* What you will do
Starting at the line that contains "Emit a Python" and stopping at the line that contains "plt.rcParams['font.family'] = ['Liberation", return those lines exactly and nothing else. Both end lines count; pictures do not.

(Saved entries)
■ ■ ■ ■ ■
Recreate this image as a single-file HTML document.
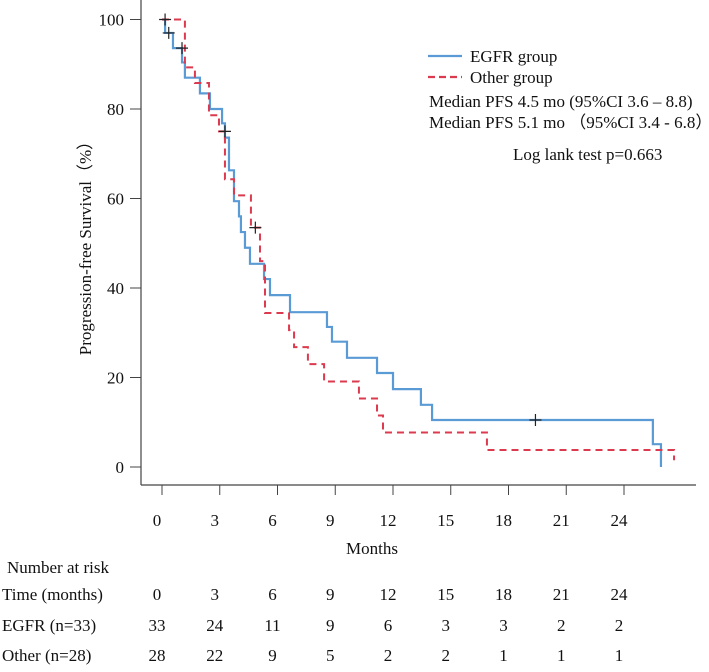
<!DOCTYPE html>
<html><head><meta charset="utf-8"><style>
body{margin:0;background:#fff;}
svg text{font-family:"Liberation Serif",serif;fill:#111;}
</style></head><body>
<svg width="709" height="667" viewBox="0 0 709 667">
<g id="axes"></g>
<g id="series"></g>
<g>
<line x1="428" y1="56" x2="462" y2="56" stroke="#5b9bd5" stroke-width="2.2"/>
<text x="470" y="62" font-size="17">EGFR group</text>
<line x1="428" y1="77" x2="462" y2="77" stroke="#dc3a4e" stroke-width="2.2" stroke-dasharray="7,4"/>
<text x="470" y="83" font-size="17">Other group</text>
<text x="429" y="107" font-size="17">Median PFS 4.5 mo (95%CI 3.6 – 8.8)</text>
<text x="429" y="128" font-size="17">Median PFS 5.1 mo （95%CI 3.4 - 6.8）</text>
<text x="513" y="160" font-size="17">Log lank test p=0.663</text>
</g>
<text x="0" y="0" font-size="17" transform="translate(91,244) rotate(-90)" text-anchor="middle">Progression-free Survival（%）</text>
<text x="372" y="554" font-size="17" text-anchor="middle">Months</text>
<g id="risk">
<text x="7" y="573" font-size="17">Number at risk</text>
<text x="2" y="600" font-size="17">Time (months)</text>
<text x="2" y="631" font-size="17">EGFR (n=33)</text>
<text x="2" y="661" font-size="17">Other (n=28)</text>
</g>
</svg>
<script>
const xTicks=[0,3,6,9,12,15,18,21,24];
const yTicks=[0,20,40,60,80,100];
const egfrTimes=[0,0.16,0.57,1.04,1.19,1.97,2.49,3.12,3.27,3.48,3.74,4.0,4.1,4.31,4.57,5.3,5.61,6.65,8.57,8.83,9.61,11.17,12.0,13.45,14.03,25.5,25.92];
const egfrSurv=[100,97,93.6,90.4,87,83.5,80,76.8,73.6,66.3,59.4,56,52.5,49,45.4,42,38.4,34.6,31.3,28,24.4,21,17.4,13.9,10.5,5.1,0];
const otherTimes=[0,1.19,1.71,2.44,2.96,3.27,3.74,4.62,5.09,5.35,6.6,6.86,7.58,8.42,10.23,11.17,11.48,16.88,26.6];
const otherSurv=[100,89.3,85.8,78.6,75,64.3,60.7,53.5,46,34.4,30.6,26.8,23,19.1,15.3,11.5,7.7,3.8,1.5];
const egfrCensorT=[0.35,1.04,3.27,19.4];
const egfrCensorS=[97,93.6,75,10.5];
const otherCensorT=[0.16,4.85];
const otherCensorS=[100,53.5];
const riskEgfr=[33,24,11,9,6,3,3,2,2];
const riskOther=[28,22,9,5,2,2,1,1,1];
const NS='http://www.w3.org/2000/svg';
const X=t=>162+t*19.25, Y=v=>467-v*4.475;
function mk(tag,attrs,parent){const e=document.createElementNS(NS,tag);for(const k in attrs)e.setAttribute(k,attrs[k]);parent.appendChild(e);return e;}
const ax=document.getElementById('axes'), se=document.getElementById('series'), rk=document.getElementById('risk');
let l=mk('line',{x1:141,y1:0,x2:141,y2:485,stroke:'#444','stroke-width':1.2},ax);


l=mk('line',{x1:141,y1:485,x2:696,y2:485,stroke:'#444','stroke-width':1.2},ax);


yTicks.forEach(v=>{
 const t=mk('line',{x1:130,y1:Y(v),x2:141,y2:Y(v),stroke:'#444'},ax);
 
 
 const tx=mk('text',{x:124,y:Y(v)+6,'font-size':17,'text-anchor':'end'},ax);tx.textContent=v;
 
 
});
xTicks.forEach((v,i)=>{
 const t=mk('line',{x1:X(v),y1:485,x2:X(v),y2:495,stroke:'#444'},ax);
 
 
 const tx=mk('text',{x:X(v)-5,y:526,'font-size':17,'text-anchor':'middle'},ax);tx.textContent=v;
 
 
 [[v,600],[riskEgfr[i],631],[riskOther[i],661]].forEach(([val,y])=>{
  const r=mk('text',{x:X(v)-5,y:y,'font-size':17,'text-anchor':'middle'},rk);r.textContent=val;
  
  
 });
});
function stepPath(ts,ss){let d='M'+X(ts[0])+','+Y(ss[0]);for(let i=1;i<ts.length;i++){d+=' H'+X(ts[i])+' V'+Y(ss[i]);}return d;}
const pe=mk('path',{d:stepPath(egfrTimes,egfrSurv),fill:'none',stroke:'#5b9bd5','stroke-width':2.2},se);


const po=mk('path',{d:stepPath(otherTimes,otherSurv),fill:'none',stroke:'#dc3a4e','stroke-width':2,'stroke-dasharray':'7,5'},se);


function cross(t,s){const x=X(t),y=Y(s);const p=mk('path',{d:`M${x-6},${y}H${x+6}M${x},${y-6}V${y+6}`,stroke:'#222','stroke-width':1.2},se);
 
 }
egfrCensorT.forEach((t,i)=>cross(t,egfrCensorS[i]));
otherCensorT.forEach((t,i)=>cross(t,otherCensorS[i]));
</script>
</body></html>
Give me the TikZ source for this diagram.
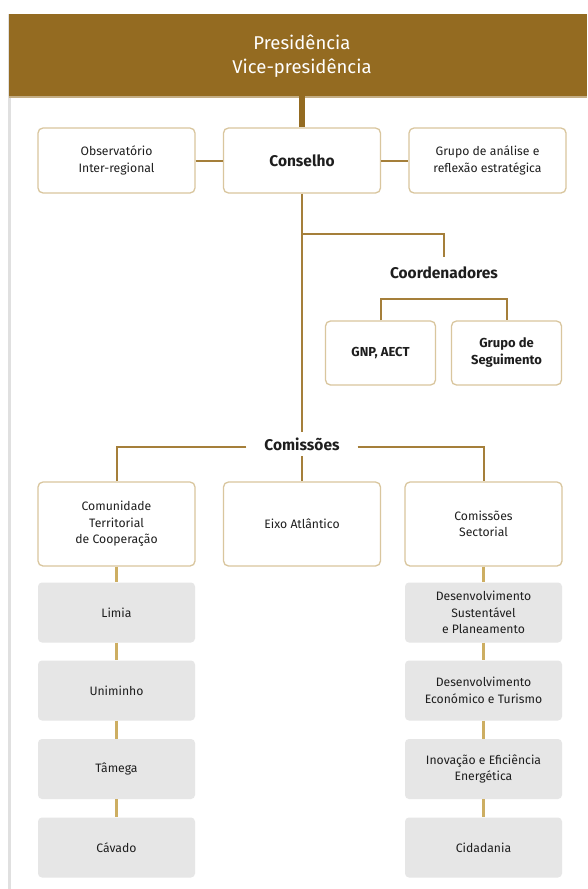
\documentclass[tikz,border=0pt]{standalone}
\usepackage{fontspec}
\setmainfont{Fira Sans}
\usetikzlibrary{calc}
\definecolor{hdrbrown}{HTML}{946B21}
\definecolor{linebrown}{HTML}{A57F3A}
\definecolor{lightgold}{HTML}{CDAE62}
\definecolor{boxedge}{HTML}{D9C69E}
\definecolor{graybox}{HTML}{E6E6E6}
\definecolor{txt}{HTML}{1E1E1E}
\tikzset{
  obox/.style={draw=boxedge, line width=1.3pt, fill=white, rounded corners=5pt,
    minimum width=157pt, minimum height=65pt, align=center, text=txt,
    font=\fontsize{12.2}{16.5}\selectfont, inner sep=2pt},
  gbox/.style={fill=graybox, rounded corners=4pt, minimum width=157pt, minimum height=60pt,
    align=center, text=txt, font=\fontsize{12.2}{16.5}\selectfont, inner sep=2pt},
  cbox/.style={obox, minimum width=110pt, minimum height=64pt, font=\bfseries\fontsize{13}{17}\selectfont},
  conn/.style={draw=linebrown, line width=2pt},
  subconn/.style={draw=lightgold, line width=2.2pt},
  lbl/.style={text=txt, font=\bfseries\fontsize{15.5}{18}\selectfont},
}
\begin{document}
\begin{tikzpicture}[x=1pt,y=-1pt]
\useasboundingbox (0,0) rectangle (587,889);
\fill[white] (0,0) rectangle (587,889);
% left gray rule
\fill[black!12] (8,14) rectangle (10.5,889);
% header band
\node[fill=hdrbrown, minimum width=578pt, minimum height=82pt, inner sep=0pt, anchor=north west] (hdr) at (9,14) {};
\fill[hdrbrown!55!white] (hdr.south west) rectangle ($(hdr.south east)+(0,1.2)$);
\node[text=white, align=center, font=\fontsize{18.5}{24.5}\selectfont] (hdrtext) at (302,56) {Presidência\\Vice-presidência};

% first row
\node[obox] (cons) at (302,160.5) {\bfseries\fontsize{15.5}{18}\selectfont Conselho};
\node[obox] (obs) at (116.5,160.5) {Observatório\\Inter-regional};
\node[obox] (grp) at (487.5,160.5) {Grupo de análise e\\reflexão estratégica};
\draw[draw=hdrbrown, line width=6.5pt] (hdr.south -| cons.north) -- (cons.north);
\draw[conn] (obs.east) -- (cons.west);
\draw[conn] (cons.east) -- (grp.west);

% coordinators
\node[lbl, inner sep=0pt, minimum height=32pt] (coord) at (444,273) {Coordenadores};
\coordinate (br) at (302,234);
\draw[conn] (br) -| (coord.north);
\node[cbox] (gnp) at (380.5,353) {GNP, AECT};
\node[cbox] (seg) at (506.5,353) {Grupo de\\Seguimento};
\coordinate (cj) at (444,299);
\draw[conn] (gnp.north) |- (cj) -| (seg.north);

% comissoes
\node[lbl, inner xsep=18pt, inner ysep=0pt, minimum height=24pt] (com) at (302,444) {Comissões};
\draw[conn] (cons.south) -- (com.north);
\node[obox, minimum height=84pt] (ctc) at (116.5,524) {Comunidade\\Territorial\\de Cooperação};
\node[obox, minimum height=84pt] (eixo) at (302,524) {Eixo Atlântico};
\node[obox, minimum height=84pt] (cs) at (483.5,524) {Comissões\\Sectorial};
\draw[conn] ($(com.west)+(0,3)$) -| (ctc.north);
\draw[conn] ($(com.east)+(0,3)$) -| (cs.north);
\draw[conn] (com.south) -- (eixo.north);

% left sub column
\node[gbox] (limia) at (116.5,612.5) {Limia};
\node[gbox] (unim) at (116.5,690.5) {Uniminho};
\node[gbox] (tam) at (116.5,769) {Tâmega};
\node[gbox] (cav) at (116.5,847.5) {Cávado};
\draw[subconn] (ctc.south) -- (limia.north);
\draw[subconn] (limia.south) -- (unim.north);
\draw[subconn] (unim.south) -- (tam.north);
\draw[subconn] (tam.south) -- (cav.north);

% right sub column
\node[gbox] (dsp) at (483.5,612.5) {Desenvolvimento\\Sustentável\\e Planeamento};
\node[gbox] (det) at (483.5,690.5) {Desenvolvimento\\Económico e Turismo};
\node[gbox] (iee) at (483.5,769) {Inovação e Eficiência\\Energética};
\node[gbox] (cid) at (483.5,847.5) {Cidadania};
\draw[subconn] (cs.south) -- (dsp.north);
\draw[subconn] (dsp.south) -- (det.north);
\draw[subconn] (det.south) -- (iee.north);
\draw[subconn] (iee.south) -- (cid.north);
\end{tikzpicture}
\end{document}
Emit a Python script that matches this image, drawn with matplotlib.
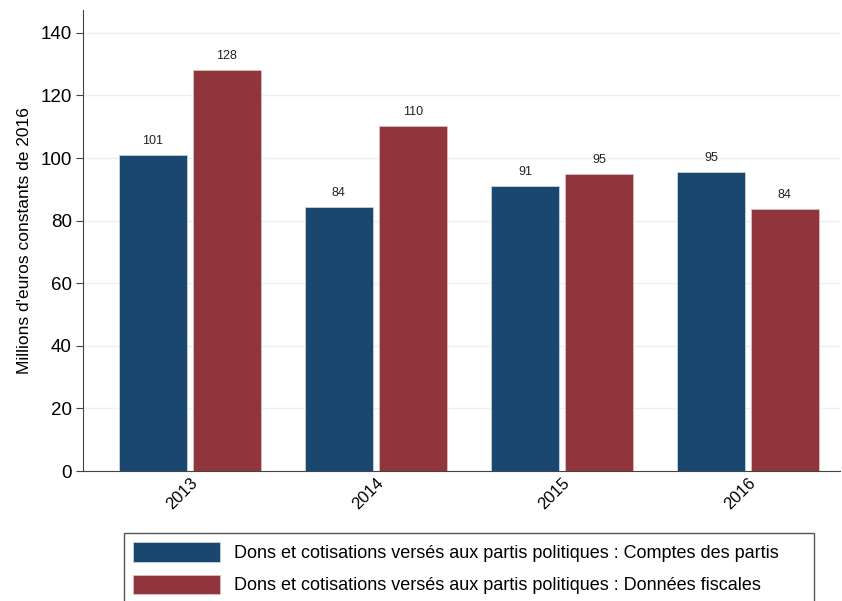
import numpy as np
import matplotlib
matplotlib.use("Agg")
import matplotlib.pyplot as plt

plt.rcParams['font.family'] = ['Liberation Sans', 'DejaVu Sans']

years = ["2013", "2014", "2015", "2016"]
comptes = [101.0, 84.4, 91.1, 95.6]
fiscales = [128.2, 110.3, 94.9, 83.7]
labels_comptes = ["101", "84", "91", "95"]
labels_fiscales = ["128", "110", "95", "84"]

blue = "#1a476f"
red = "#90353b"

fig = plt.figure(figsize=(8.42, 6.01), dpi=100)
ax = fig.add_axes([0.0986, 0.2163, 0.899, 0.767])

x = np.arange(len(years))
w = 0.366
off = 0.199
b1 = ax.bar(x - off, comptes, w, color=blue, edgecolor="#c8d3dc", linewidth=0.6, zorder=3,
            label="Dons et cotisations versés aux partis politiques : Comptes des partis")
b2 = ax.bar(x + off, fiscales, w, color=red, edgecolor="#dcc0c2", linewidth=0.6, zorder=3,
            label="Dons et cotisations versés aux partis politiques : Données fiscales")

for xi, v, t in zip(x - off, comptes, labels_comptes):
    ax.text(xi, v + 2.6, t, ha="center", va="bottom", fontsize=9, color="#222222")
for xi, v, t in zip(x + off, fiscales, labels_fiscales):
    ax.text(xi, v + 2.6, t, ha="center", va="bottom", fontsize=9, color="#222222")

ax.set_xlim(-0.575, 3.495)
ax.set_ylim(0, 147.3)
ax.set_yticks(np.arange(0, 141, 20))
ax.tick_params(axis="y", labelsize=13.5, length=5, width=0.8, color="#444444", pad=3)
ax.set_xticks(x)
ax.set_xticklabels(years, rotation=45, ha="right", rotation_mode="anchor", fontsize=12)
ax.tick_params(axis="x", length=0, pad=3)
ax.yaxis.grid(True, color="#eaf2f3", linewidth=1, zorder=0)
ax.set_axisbelow(True)
for s in ["top", "right"]:
    ax.spines[s].set_visible(False)
ax.spines["left"].set_color("#444444")
ax.spines["bottom"].set_color("#444444")
ax.set_ylabel("Millions d'euros constants de 2016", fontsize=12.5, labelpad=6)

top = 1 - 533 / 601
leg = fig.legend(handles=[b1, b2], loc="upper left",
                 bbox_to_anchor=(124 / 842, top - 0.2, (814 - 124) / 842, 0.2),
                 mode="expand", fontsize=13, frameon=True, fancybox=False, framealpha=1,
                 handlelength=4.8, handleheight=1.3, borderpad=0.5, labelspacing=0.7,
                 handletextpad=0.8, borderaxespad=0)
leg.get_frame().set_edgecolor("#555555")
leg.get_frame().set_linewidth(1)

fig.savefig("out.png", dpi=100)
■ ■ ■ ■ ■
* Final answer
Emit a Python script that matches this image, drawn with matplotlib.
import numpy as np
import matplotlib
matplotlib.use("Agg")
import matplotlib.pyplot as plt

plt.rcParams['font.family'] = ['Liberation Sans', 'DejaVu Sans']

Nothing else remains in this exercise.